I don't know, what do you call this?
Court Blocks Stoning Execution of Woman
KHARTOUM (Reuters) - A Sudanese appeals court has overturned a sentence of death by stoning for a pregnant Christian woman accused of adultery, and has sent the case back to the lower court for fresh sentencing, court documents showed.
The appeals court in Sudan's southern Darfur state, bordering the Central African Republic, ruled late last month that the lower court should give the defendant a "rebuke" sentence, not capital punishment, the documents received by Reuters Sunday showed. A criminal court in Nyala, about 500 miles southwest of Khartoum, had sentenced Abuk al-Daw Akok on December 8 to death by stoning for adultery. Akok is a member of Sudan's Dinka tribe, the largest ethnic group in the south.

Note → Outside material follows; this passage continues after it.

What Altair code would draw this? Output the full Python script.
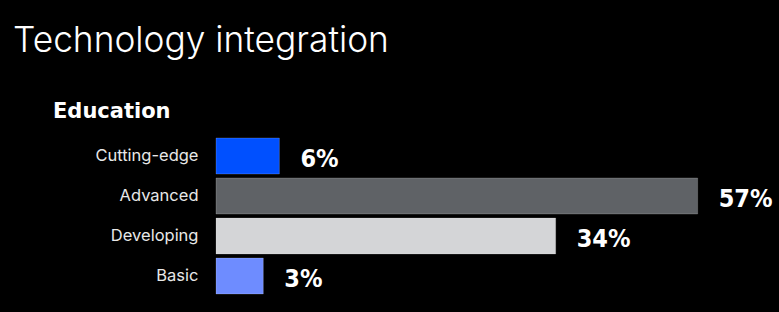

The ruling was made in line with Islamic Sharia law, even though Akok was Christian. She appealed on January 3, and remains in prison in Nyala.
Rights group Human Rights Watch, which said Akok was 18 years old when she was sentenced, had criticized the death sentence as barbaric.
Appeal papers showed a second defendant, a northern Sudanese man accused of adultery with Akok, had been acquitted by the lower court.
The defense lawyer said Akok, who is married to another man, was pregnant with her husband's child.
Akok's case is the first of its kind in Sudan. But many southern Sudanese, who are mostly Christian or animist, have been sentenced according to Sharia law, although few of these sentences have been carried out.
Sharia law includes sentences such as amputations for theft and execution for murder.